## Data block
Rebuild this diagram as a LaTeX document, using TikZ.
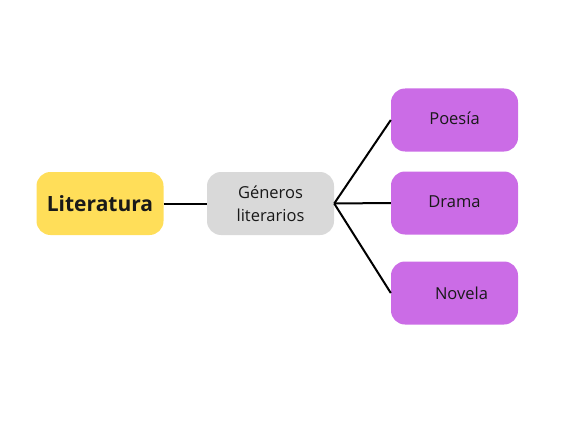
\documentclass[tikz,border=0pt]{standalone}
\usepackage{fontspec}
\setmainfont{Open Sans}
\definecolor{litYellow}{HTML}{FFDE59}
\definecolor{genGray}{HTML}{D9D9D9}
\definecolor{kindPurple}{HTML}{CB6CE6}
\begin{document}
\begin{tikzpicture}[x=1pt, y=1pt, yscale=-1,
    box/.style={rounded corners=14pt, minimum width=127pt, minimum height=63pt,
        align=center, text=black!90, inner sep=0pt},
    kind/.style={box, fill=kindPurple, font=\fontsize{16.5}{23}\selectfont},
    link/.style={line width=2pt, black}]
    % page frame
    \useasboundingbox (0, 0) rectangle (567, 425);
    % title box
    \node [box, fill=litYellow, font=\bfseries\fontsize{21}{25}\selectfont] (lit) at (100, 203.5) {Literatura};
    % middle box
    \node [box, fill=genGray, font=\fontsize{16.5}{23}\selectfont] (gen) at (270.5, 203.5) {Géneros\\literarios};
    % genre boxes
    \node [kind] (poe) at (454.5, 120) {\raisebox{4.5pt}{Poesía}};
    \node [kind] (dra) at (454.5, 203) {\raisebox{2.5pt}{Drama}};
    \node [kind] (nov) at (454.5, 293) {\hspace{14pt}Novela};
    % links
    \draw [link] (lit) -- (gen);
    \draw [link] (gen.east) -- (poe.west);
    \draw [link] (gen.east) -- (dra.west);
    \draw [link] (gen.east) -- (nov.west);
\end{tikzpicture}
\end{document}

## Stated problem
Repeat the lines above exactly, and keep every picture out.

## Final result
Rebuild this diagram as a LaTeX document, using TikZ.
\documentclass[tikz,border=0pt]{standalone}
\usepackage{fontspec}
\setmainfont{Open Sans}
\definecolor{litYellow}{HTML}{FFDE59}
\definecolor{genGray}{HTML}{D9D9D9}
\definecolor{kindPurple}{HTML}{CB6CE6}
\begin{document}
\begin{tikzpicture}[x=1pt, y=1pt, yscale=-1,
    box/.style={rounded corners=14pt, minimum width=127pt, minimum height=63pt,
        align=center, text=black!90, inner sep=0pt},
    kind/.style={box, fill=kindPurple, font=\fontsize{16.5}{23}\selectfont},
    link/.style={line width=2pt, black}]
    % page frame
    \useasboundingbox (0, 0) rectangle (567, 425);
    % title box
    \node [box, fill=litYellow, font=\bfseries\fontsize{21}{25}\selectfont] (lit) at (100, 203.5) {Literatura};
    % middle box
    \node [box, fill=genGray, font=\fontsize{16.5}{23}\selectfont] (gen) at (270.5, 203.5) {Géneros\\literarios};
    % genre boxes
    \node [kind] (poe) at (454.5, 120) {\raisebox{4.5pt}{Poesía}};
    \node [kind] (dra) at (454.5, 203) {\raisebox{2.5pt}{Drama}};
    \node [kind] (nov) at (454.5, 293) {\hspace{14pt}Novela};
    % links
    \draw [link] (lit) -- (gen);
    \draw [link] (gen.east) -- (poe.west);
    \draw [link] (gen.east) -- (dra.west);
    \draw [link] (gen.east) -- (nov.west);
\end{tikzpicture}
\end{document}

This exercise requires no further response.